Valentine McGillycuddy whirled on the troopers clustered nearby. “The next one of you who says a damned thing will answer personally to me! Are you men no better than animals? As for myself, I've taken an oath to relieve sufferingâand I won't see a man in pain without giving aid. No matter the color of his skin!”
Despite his great pain and the many appeals from the half-breed interpreters, the chief steadfastly refused any of the white man's “powerful medicine” when the surgeons offered a hypodermic of morphine or an inhalation of chloroform. Instead American Horse had one of his wives cut a new bullberry branch to clamp between his teeth as he suffered his new agony in silence. While the doctors inspected and cleaned the terrible wound, removing part of
the ruptured bowel, then closing the site with crude sutures, American Horse clenched both his eyes and teeth shut, nearly chewing through the stick before he passed out. Finally McGillycuddy had some soldiers hold the chief down so that he could administer an injection of morphine that would allow the chief to rest peacefully while death approached.
Fever's sweat beaded the patient's brow when he awoke later, as the painkiller seeping through his veins began to wear off. Through interpreters Clements explained that there was little else they could do in what time the chief had left. At his side remained his two wives and three of his children throughout that night, all of them chanting a mournful death dirge as a soaking rain steadily drummed on the canvas tent fly stretched above the dying warrior. Into each face he gazed as the hours passed his last night, each tear-tracked cheek he touched with trembling fingertips, removing the battered stick from his bloody lips to murmur soft words of endearment to those loved ones. Perhaps to tell them that with his death he had secured their freedom come the morrow.

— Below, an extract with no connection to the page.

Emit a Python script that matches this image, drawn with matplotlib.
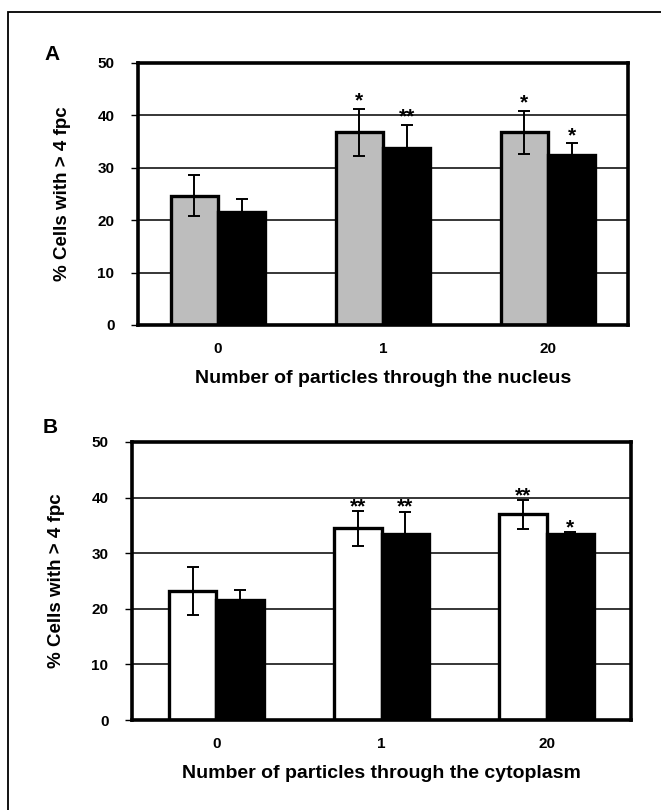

In the cold darkness beyond that pitiful scene flickered the hundreds of tiny watch fires where huddled the weary soldiers who had eaten in one evening enough rations to feed them for three days. They curled up on the muddy ground beneath their sole blanket and gum poncho to reap the slumber of the victorious, their bellies stuffed with buffalo tongue and dried pony meat, along with the fruit of buffalo berries, wild plum, and chokecherry. Above them on the hilltops and chalky buttes the pines soughed a mournful song beneath the rush of a plaintive wind that from time to time drove the rain before it in sheets.
To the north along the army's backtrail Seamus heard the call of the song-dogs as coyotes discovered another of the bony horse carcasses and called in the prairie wolves. There is no other sound on earth quite like that, Donegan decided as he tossed another limb on that fire long after
midnight, unable to sleep, and thinking on loved ones far away.
It was long after the last shots had faded from the hills when Sergeant Von Moll's men from A Troop finished their graves. By that time Von Moll found Lieutenant Joseph Lawson fast asleep, unable to read from his Common Book of Prayer over the departed. In the light of burning brands taken from the nearby fires and held high overhead, the spades had scraped the last bit of earth from the graves. With Private Wenzel's body wrapped in his ragged blue overcoat, and Charlie White tied within a funeral shroud of thick gray army blanket, the soldiers slowly lowered each into their last resting places. In the absence of that devout lieutenant's Irish Presbyterian reading of the burial service, Von Moll improvised and repeated what verse he could remember from childhood over those dark holes.
Beside White's grave Seamus had crossed himself and murmured a prayer remembered from his early catechism, thinking of the young man's friend, Bill Cody. And of the last time the friends had been together.